BOB MARLEY : SOUL ALMIGHTY - THE FORMATIVE YEARS VOL. 1

  1. Rock Steady
  2. Splish For My Splash
  3. Gonna Get You
  4. Soul Almighty
  5. Bend Down Low
  6. Put It On
  7. Mellow Mood
  8. How Many Times
  9. Fallin' In And Out Of Love
  10. What Goes Around Comes Around
  11. Touch Me
  12. Lonesome Feeling
  13. Nice Time
  14. Stay With Me
  15. You Think I Have No Feelings
  16. What Goes Around Comes Around

Label : JAD Records

Release Date : 1996

Length : 38:58

Review (AllMusic) : Released 15 years after Bob Marley's death, this album of heavily overdubbed Marley juvenalia is suspect, if not entirely without merit. The nine original recordings (four of them previously unreleased) were made by the Wailers in 1967-68. The producers have taken those primitively recorded mono tracks and embedded them in extensive new musical tracks. Their main intention seems to have been to create reggae/hip-hop arrangements on the order of Marley's "Exodus." The result is not unpleasant, but it is odd, with the scratchy vocals peeking out from the state-of-the-art sound. The producers have also added three remixes of the songs for a total of 12 selections in just under 39 minutes. The recordings have not been "restored,'' as the producers put it; they've been altered practically beyond recognition. One way to tell this is to listen to the four original recordings provided on the CD-ROM section, which also includes interviews, graphics, biographical material, copies of speeches by Haile Selassie, links to America Online, a "rasta glossary," a song catalog, merchandise information, and a music video. Actually, the CD-ROM material is much more useful than the audio, and that gives the disc a slightly higher rating.

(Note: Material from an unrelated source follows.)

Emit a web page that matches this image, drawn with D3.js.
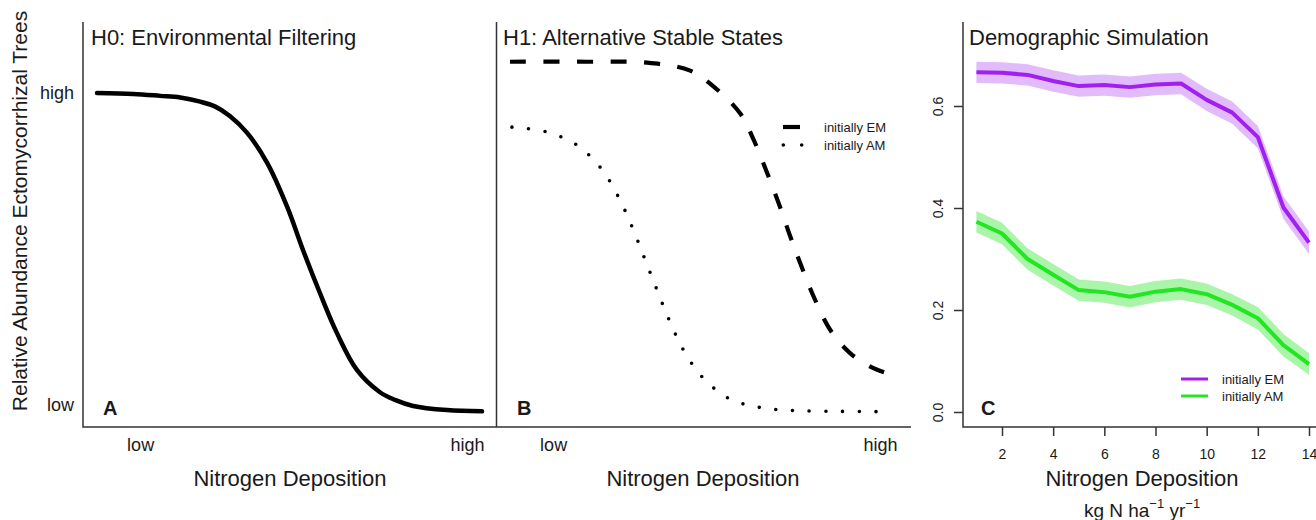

Review (Explore Entertainment) : This disc represents the first raid on the vaults of producer Danny Sims, who hired Bob Marley as a songwriter-performer from 1967 to 1972. The songs aren’t bad — it’s interesting to hear Marley’s inimitable voice in a propulsive, if wrongheaded, late-’60s soul context — but dancehall remixes of three cuts sound more creepazoid than those ”new” Beatles singles. Pop Soul Almighty – The Formative Years Vol. 1 in your computer and you’ll find a gorgeously designed multimedia section loaded with interviews, photos, a Rasta glossary, a toggle switch that lets you shift from Marley demos to the Sims-ified versions, and — rarest of rarities — a spooky unreleased cut called ”Selassie Is the Chapel” that recasts Elvis’ 1965 hit ”Crying in the Chapel” in a more devotional mode. The entire project exploits Marley’s memory — but the enhanced portion does so with style.